The image below shows a new map of the Sun’s magnetic field, also from PHI. It reveals a particularly strong and concentrated magnetic field in the sunspot regions. This helps explain why the sunspots are cooler than their surroundings. The extremely strong magnetic field in these areas restricts the normal convection process of plasma, forcing material to move along the magnetic field lines. As a result, some of the heat cannot reach the surface, making the sunspots cooler than other areas on the Sun’s surface, according to Daniel Müller, ESA’s Solar Orbiter project scientist.
The direction of the magnetic field on the Sun’s disc. (Image: ESA).
Another new map called a tachogram shows the speed and direction of material moving on the Sun’s surface. The blue region is moving towards the Solar Orbiter while the red region is moving away, revealing the Sun’s rotation around its axis. The solar wind escaping from the outer atmospheric layer known as the corona was also captured in March of last year using the Extreme Ultraviolet Imager (EUI) on the Solar Orbiter.
A map of the direction and speed of material on the Sun’s surface. (Image: ESA).
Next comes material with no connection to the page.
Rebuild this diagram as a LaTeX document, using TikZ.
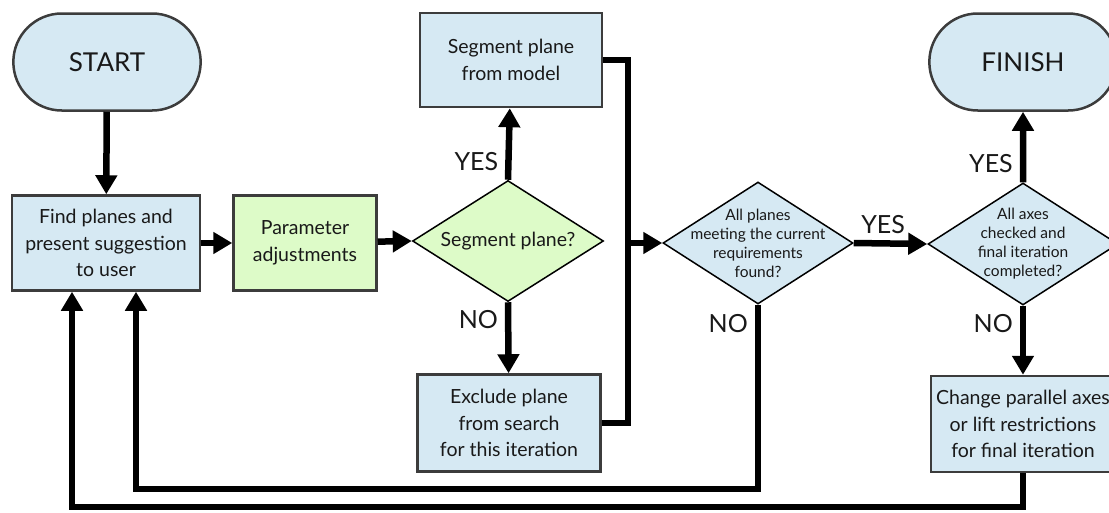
\documentclass[tikz,border=0pt]{standalone}
\usepackage{fontspec}
\setmainfont{Lato}
\usepackage{tikz}
\usetikzlibrary{shapes.geometric}
\usetikzlibrary{shapes.misc}
\usetikzlibrary{arrows.meta}
\usetikzlibrary{positioning}
\definecolor{paleblue}{RGB}{214, 233, 243}
\definecolor{palegreen}{RGB}{221, 251, 200}
\definecolor{edgegray}{RGB}{60, 60, 60}
\definecolor{inkblack}{RGB}{25, 25, 25}

\tikzset{
  terminal/.style={rounded rectangle, draw=edgegray, line width=2.5pt, fill=paleblue, text=inkblack,
                   minimum width=194pt, minimum height=97pt, font=\fontsize{26}{30}\selectfont},
  process/.style={rectangle, draw=edgegray, line width=2.5pt, fill=paleblue, text=inkblack, align=center,
                  minimum width=188pt, minimum height=95pt, inner sep=0pt, font=\fontsize{19.5}{26.5}\selectfont},
  decision/.style={diamond, draw=black, line width=1.5pt, fill=paleblue, inner sep=0pt,
                   minimum width=190pt, minimum height=122pt},
  decisiontext/.style={align=center, text=inkblack, inner sep=0pt, font=\fontsize{19.5}{26}\selectfont},
  smalltext/.style={decisiontext, font=\fontsize{15.5}{19}\selectfont},
  flow/.style={line width=6.5pt, -{Triangle[width=21pt,length=19pt]}},
  loopline/.style={line width=6.5pt},
  answer/.style={font=\fontsize{25}{28}\selectfont, text=inkblack, inner sep=0pt}
}

\begin{document}
\begin{tikzpicture}[x=1pt, y=-1pt]
    \useasboundingbox (0,0) rectangle (1109,512);
    \clip (0,0) rectangle (1109,512);

    % first column and the two steps before the first test
    \node[terminal] (start) at (107, 62) {START};
    \node[process]  (find)  at (106,243) {Find planes and\\present suggestion\\to user};
    \node[process, fill=palegreen, minimum width=143pt] (param) at (305,243) {Parameter\\adjustments};

    % segmenting test
    \node[decision, fill=palegreen, minimum width=191pt, minimum height=121pt,
          label={[decisiontext]center:Segment plane?}] (seg) at (508,241) {};
    \node[process, minimum width=182pt, minimum height=94pt]  (model) at (511, 60) {Segment plane\\from model};
    \node[process, minimum width=183pt, minimum height=97pt]  (excl)  at (509,423) {Exclude plane\\from search\\for this iteration};

    % the two later tests
    \node[decision, label={[smalltext]center:All planes\\meeting the current\\requirements\\found?}] (found) at (758,243) {};
    \node[decision, label={[smalltext]center:All axes\\checked and\\final iteration\\completed?}] (check) at (1023,244) {};
    \node[terminal] (finish) at (1023, 62) {FINISH};
    \node[process, minimum width=184pt, minimum height=96pt] (change) at (1023,424) {Change parallel axes\\or lift restrictions\\for final iteration};

    \coordinate (bus)   at (628,243);
    \coordinate (back1) at (136,489);
    \coordinate (back2) at ( 72,507);

    % connectors
    \draw[flow] (start) -- (find);
    \draw[flow] (find) -- (param);
    \draw[flow] (param) -- (seg.west);
    \draw[flow] (seg.north) -- node[answer, left=7pt, pos=0.25] {YES} (model);
    \draw[flow] (seg.south) -- node[answer, left=7pt, pos=0.25] {NO} (excl);
    \draw[loopline] (model.east) -| (bus) |- (excl.east);
    \draw[flow] (bus) -- (found.west);
    \draw[flow] (found.east) -- node[answer, above=6pt, pos=0.4] {YES} (check.west);
    \draw[flow] (check.north) -- node[answer, left=7pt, pos=0.27] {YES} (finish);
    \draw[flow] (check.south) -- node[answer, left=7pt, pos=0.26] {NO} (change);
    \draw[flow] (found.south) -- node[answer, left=7pt, pos=0.1] {NO} (found.south |- back1) -- (back1) -- (find.south -| back1);
    \draw[flow] (change.south) -- (change.south |- back2) -- (back2) -- (find.south -| back2);
\end{tikzpicture}
\end{document}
The Solar Orbiter is currently 120 million kilometers from the Sun, beyond the orbit of Venus. Together with NASA’s Parker Solar Probe, the spacecraft has recently provided new insights into the heating and acceleration processes of the solar wind to incredible speeds in space. The probe, launched in 2020, is part of a collaborative mission between Europe and NASA aimed at capturing unprecedented images of the Sun’s poles. By early 2025, the spacecraft’s orbit will allow it to achieve a higher inclination angle and directly observe the Sun’s poles.